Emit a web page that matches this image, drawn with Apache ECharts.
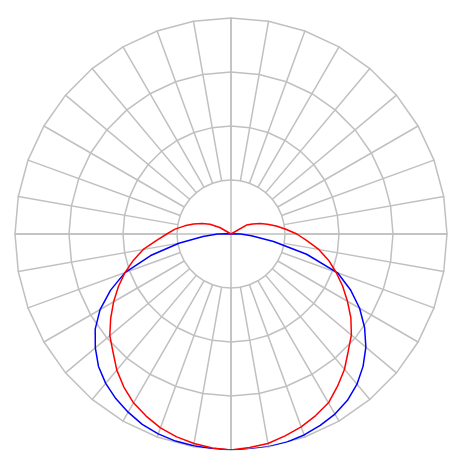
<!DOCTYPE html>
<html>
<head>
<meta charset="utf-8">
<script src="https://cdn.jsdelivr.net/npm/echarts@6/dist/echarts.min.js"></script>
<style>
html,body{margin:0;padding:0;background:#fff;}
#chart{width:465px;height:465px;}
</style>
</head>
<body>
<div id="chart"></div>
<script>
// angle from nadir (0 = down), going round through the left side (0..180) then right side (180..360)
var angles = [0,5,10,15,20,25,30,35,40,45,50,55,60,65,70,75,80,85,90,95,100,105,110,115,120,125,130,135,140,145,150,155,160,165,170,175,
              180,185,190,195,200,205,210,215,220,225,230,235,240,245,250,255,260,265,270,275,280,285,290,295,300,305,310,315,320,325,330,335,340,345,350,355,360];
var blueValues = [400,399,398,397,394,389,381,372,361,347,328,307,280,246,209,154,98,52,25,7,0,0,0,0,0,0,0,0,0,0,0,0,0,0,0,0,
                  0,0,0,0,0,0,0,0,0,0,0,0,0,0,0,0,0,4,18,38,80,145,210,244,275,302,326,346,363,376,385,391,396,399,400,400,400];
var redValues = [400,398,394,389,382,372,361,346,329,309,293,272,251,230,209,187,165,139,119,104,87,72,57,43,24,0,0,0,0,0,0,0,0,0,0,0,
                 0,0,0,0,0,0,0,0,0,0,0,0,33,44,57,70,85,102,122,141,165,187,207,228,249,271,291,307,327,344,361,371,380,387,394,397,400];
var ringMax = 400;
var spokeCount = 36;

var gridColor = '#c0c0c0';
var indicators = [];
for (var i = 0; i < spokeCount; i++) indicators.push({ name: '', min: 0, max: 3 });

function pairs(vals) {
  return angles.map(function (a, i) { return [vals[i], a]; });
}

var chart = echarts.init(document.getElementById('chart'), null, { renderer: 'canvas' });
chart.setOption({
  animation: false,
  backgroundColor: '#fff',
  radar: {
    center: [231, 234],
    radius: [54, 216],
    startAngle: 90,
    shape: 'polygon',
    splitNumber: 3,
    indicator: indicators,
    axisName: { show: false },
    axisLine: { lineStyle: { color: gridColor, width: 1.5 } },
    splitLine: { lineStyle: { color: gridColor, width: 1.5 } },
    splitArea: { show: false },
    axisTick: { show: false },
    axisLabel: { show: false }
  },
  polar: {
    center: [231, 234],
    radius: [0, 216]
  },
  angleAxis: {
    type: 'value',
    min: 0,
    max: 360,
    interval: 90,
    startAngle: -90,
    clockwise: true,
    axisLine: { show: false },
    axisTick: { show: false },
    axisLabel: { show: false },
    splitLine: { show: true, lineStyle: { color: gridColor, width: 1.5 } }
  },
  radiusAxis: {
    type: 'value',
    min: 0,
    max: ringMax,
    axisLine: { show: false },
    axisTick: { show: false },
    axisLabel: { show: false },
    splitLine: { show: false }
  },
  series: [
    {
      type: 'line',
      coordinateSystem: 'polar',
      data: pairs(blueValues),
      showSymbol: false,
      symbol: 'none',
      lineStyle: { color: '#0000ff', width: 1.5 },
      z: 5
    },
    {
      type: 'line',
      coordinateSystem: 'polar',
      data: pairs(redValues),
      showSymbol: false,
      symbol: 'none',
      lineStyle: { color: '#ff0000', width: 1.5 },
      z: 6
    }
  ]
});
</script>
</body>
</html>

- Stated exercise: All of the lines above should be retyped precisely, apart from the pictures.

- The solution:
Emit a web page that matches this image, drawn with Apache ECharts.
<!DOCTYPE html>
<html>
<head>
<meta charset="utf-8">
<script src="https://cdn.jsdelivr.net/npm/echarts@6/dist/echarts.min.js"></script>
<style>
html,body{margin:0;padding:0;background:#fff;}
#chart{width:465px;height:465px;}
</style>
</head>
<body>
<div id="chart"></div>
<script>
// angle from nadir (0 = down), going round through the left side (0..180) then right side (180..360)
var angles = [0,5,10,15,20,25,30,35,40,45,50,55,60,65,70,75,80,85,90,95,100,105,110,115,120,125,130,135,140,145,150,155,160,165,170,175,
              180,185,190,195,200,205,210,215,220,225,230,235,240,245,250,255,260,265,270,275,280,285,290,295,300,305,310,315,320,325,330,335,340,345,350,355,360];
var blueValues = [400,399,398,397,394,389,381,372,361,347,328,307,280,246,209,154,98,52,25,7,0,0,0,0,0,0,0,0,0,0,0,0,0,0,0,0,
                  0,0,0,0,0,0,0,0,0,0,0,0,0,0,0,0,0,4,18,38,80,145,210,244,275,302,326,346,363,376,385,391,396,399,400,400,400];
var redValues = [400,398,394,389,382,372,361,346,329,309,293,272,251,230,209,187,165,139,119,104,87,72,57,43,24,0,0,0,0,0,0,0,0,0,0,0,
                 0,0,0,0,0,0,0,0,0,0,0,0,33,44,57,70,85,102,122,141,165,187,207,228,249,271,291,307,327,344,361,371,380,387,394,397,400];
var ringMax = 400;
var spokeCount = 36;

var gridColor = '#c0c0c0';
var indicators = [];
for (var i = 0; i < spokeCount; i++) indicators.push({ name: '', min: 0, max: 3 });

function pairs(vals) {
  return angles.map(function (a, i) { return [vals[i], a]; });
}

var chart = echarts.init(document.getElementById('chart'), null, { renderer: 'canvas' });
chart.setOption({
  animation: false,
  backgroundColor: '#fff',
  radar: {
    center: [231, 234],
    radius: [54, 216],
    startAngle: 90,
    shape: 'polygon',
    splitNumber: 3,
    indicator: indicators,
    axisName: { show: false },
    axisLine: { lineStyle: { color: gridColor, width: 1.5 } },
    splitLine: { lineStyle: { color: gridColor, width: 1.5 } },
    splitArea: { show: false },
    axisTick: { show: false },
    axisLabel: { show: false }
  },
  polar: {
    center: [231, 234],
    radius: [0, 216]
  },
  angleAxis: {
    type: 'value',
    min: 0,
    max: 360,
    interval: 90,
    startAngle: -90,
    clockwise: true,
    axisLine: { show: false },
    axisTick: { show: false },
    axisLabel: { show: false },
    splitLine: { show: true, lineStyle: { color: gridColor, width: 1.5 } }
  },
  radiusAxis: {
    type: 'value',
    min: 0,
    max: ringMax,
    axisLine: { show: false },
    axisTick: { show: false },
    axisLabel: { show: false },
    splitLine: { show: false }
  },
  series: [
    {
      type: 'line',
      coordinateSystem: 'polar',
      data: pairs(blueValues),
      showSymbol: false,
      symbol: 'none',
      lineStyle: { color: '#0000ff', width: 1.5 },
      z: 5
    },
    {
      type: 'line',
      coordinateSystem: 'polar',
      data: pairs(redValues),
      showSymbol: false,
      symbol: 'none',
      lineStyle: { color: '#ff0000', width: 1.5 },
      z: 6
    }
  ]
});
</script>
</body>
</html>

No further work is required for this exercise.